The next step is a easy part. The brokerage are usually disconnected from banks and gives you a certain amount of leverage if you request for a margin account. They then adjust the amount based on how successful you are at trading, but suffice to say that they give you double your equity to begin with. So once you deposited your $100,000, you get $200,000 of buying power. I personally recommend skipping this step. Margins are the wild card in investing since you lose all control when your broker does a margin call on you and force sell your stocks. Compounding the pain.

1200% leverage

There are funds out there that moves at 3x the movements of a given sector. Buy these ETF and you immediately triple the previous leverage. You increased your potential money power to $600,000

12000% leverage

With options on these type of funds, you enter into a different realm. I used a simple formula of 10x whatever purchasing power you have. Real options give you more leverage than that, but for simplicity’s sake, let’s just use 10x . So now you have $6 million of purchasing power on your hand.

1% movement

Now here’s the kicker. Remember that your real capital is only $50,000? Well, guess what? It still is. A 1% move up will double your money, but at the same time, a 1% move down will deplete all your cash reserve. With every 1% decline, you lose 2 year of your life at paying back the debt.
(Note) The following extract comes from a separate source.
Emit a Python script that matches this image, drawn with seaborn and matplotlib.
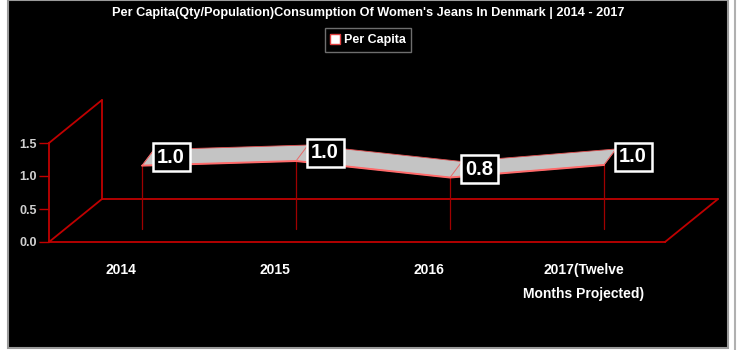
import numpy as np
import pandas as pd
import matplotlib
matplotlib.use("Agg")
import matplotlib.pyplot as plt
from matplotlib.lines import Line2D
from matplotlib.patches import Rectangle
import seaborn as sns

# chart data
years = ["2014", "2015", "2016", "2017(Twelve\nMonths Projected)"]
per_capita = [0.96, 1.03, 0.78, 0.97]
y_ticks = [0.0, 0.5, 1.0, 1.5]
title = "Per Capita(Qty/Population)Consumption Of Women's Jeans In Denmark | 2014 - 2017"

sns.set_theme(style="dark")
plt.rcParams["font.family"] = ["Liberation Sans", "DejaVu Sans"]

W, H = 740, 350
fig = plt.figure(figsize=(W / 100, H / 100), dpi=100, facecolor="white")

# black chart area with grey frame
fig.patches.append(Rectangle((8 / W, 2 / H), 720 / W, 348 / H, transform=fig.transFigure,
                             facecolor="black", edgecolor="#9a9a9a", lw=1.5, zorder=-5))
fig.lines.append(Line2D([735 / W, 735 / W], [0, 1], transform=fig.transFigure, color="#b0b0b0",
                        lw=1.5, zorder=-5))

# front plane of the 3D box
ax = fig.add_axes([49 / W, (H - 242) / H, 616 / W, 99 / H])
ax.set_facecolor("none")
ax.set_xlim(-0.5, len(years) - 0.5)
ax.set_ylim(0, 1.5)

px_x = 616 / len(years)   # pixels per category
px_y = 99 / 1.5           # pixels per unit
# depth of the box, of the ribbon position and of the ribbon width (in data units)
dep_x, dep_y = 53 / px_x, 43 / px_y
rib_x, rib_y = 16 / px_x, 13 / px_y
wid_x, wid_y = 12 / px_x, 16 / px_y

red = "#c00000"
x0, x1 = -0.5, len(years) - 0.5
box_lines = [
    ([x0 + dep_x, x1 + dep_x], [dep_y, dep_y]),
    ([x1, x1 + dep_x], [0, dep_y]),
    ([x0, x0 + dep_x], [0, dep_y]),
    ([x0 + dep_x, x0 + dep_x], [dep_y, 1.5 + dep_y]),
    ([x0, x0 + dep_x], [1.5, 1.5 + dep_y]),
]
for bx, by in box_lines:
    ax.plot(bx, by, color=red, lw=1.3, clip_on=False, zorder=1)

idx = np.arange(len(years))
df = pd.DataFrame({"x": idx + rib_x, "y": np.array(per_capita) + rib_y})

# drop lines from the floor to the ribbon
for xv, yv in zip(df["x"], df["y"]):
    ax.plot([xv, xv], [rib_y, yv], color="#a00000", lw=0.9, clip_on=False, zorder=2)

# ribbon top face
poly_x = np.concatenate([df["x"], (df["x"] + wid_x)[::-1]])
poly_y = np.concatenate([df["y"], (df["y"] + wid_y)[::-1]])
ax.fill(poly_x, poly_y, facecolor="#c4c4c4", edgecolor="#e05050", lw=0.6, clip_on=False, zorder=3)
for xv, yv in zip(df["x"], df["y"]):
    ax.plot([xv, xv + wid_x], [yv, yv + wid_y], color="#e86a6a", lw=0.7, clip_on=False, zorder=4)
sns.lineplot(data=df, x="x", y="y", ax=ax, color="#ff6a6a", lw=1.4, clip_on=False, zorder=4,
             legend=False)

# value labels
for xv, yv, v in zip(df["x"], df["y"], per_capita):
    ax.annotate(f"{v:.1f}", (xv, yv), xytext=(21, 6), textcoords="offset points",
                ha="center", va="center", color="white", fontsize=14.5, fontweight="bold",
                zorder=6, bbox=dict(boxstyle="square,pad=0.22", fc="black", ec="white", lw=1.8))

# axes styling
for s in ["top", "right"]:
    ax.spines[s].set_visible(False)
for s in ["left", "bottom"]:
    ax.spines[s].set_color(red)
    ax.spines[s].set_linewidth(1.3)
ax.set_yticks(y_ticks)
ax.set_yticklabels([f"{t:.1f}" for t in y_ticks], color="#d0d0d0", fontsize=9, fontweight="bold")
ax.tick_params(axis="y", length=7, width=1, color=red, pad=2, left=True)
ax.set_xticks(idx - 0.03)
ax.set_xticklabels(years, color="white", fontsize=10, fontweight="bold", linespacing=1.9)
ax.tick_params(axis="x", length=0, pad=15)
ax.set_xlabel("")
ax.set_ylabel("")
ax.grid(False)

fig.text(368 / W, 1 - 13 / H, title, ha="center", va="center", color="white",
         fontsize=9.2, fontweight="bold")

handle = Line2D([], [], marker="s", ls="none", markersize=7, markerfacecolor="white",
                markeredgecolor="#e04040", markeredgewidth=1)
leg = fig.legend([handle], ["Per Capita"], loc="center", bbox_to_anchor=(368 / W, 1 - 40 / H),
                 frameon=True, fancybox=False, facecolor="black", edgecolor="#8a8a8a",
                 handlelength=0.8, handletextpad=0.3, borderpad=0.45,
                 prop={"size": 9, "weight": "bold"})
for t in leg.get_texts():
    t.set_color("white")

fig.savefig("out.png", dpi=100, facecolor="white")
So you can potentially only sustain a 30% decline before your whole life is meaningless. That’s not even including the interest payments. The S&P suffered a 50% decline since its peak, now do you understand why certain individuals feel the need to kill themselves?

DISCLAIMER: All this is theoretical and has not been attempted. Individually yes, but not as whole process. I DO recommend using this if you are an idiot or wish to ruin yourself.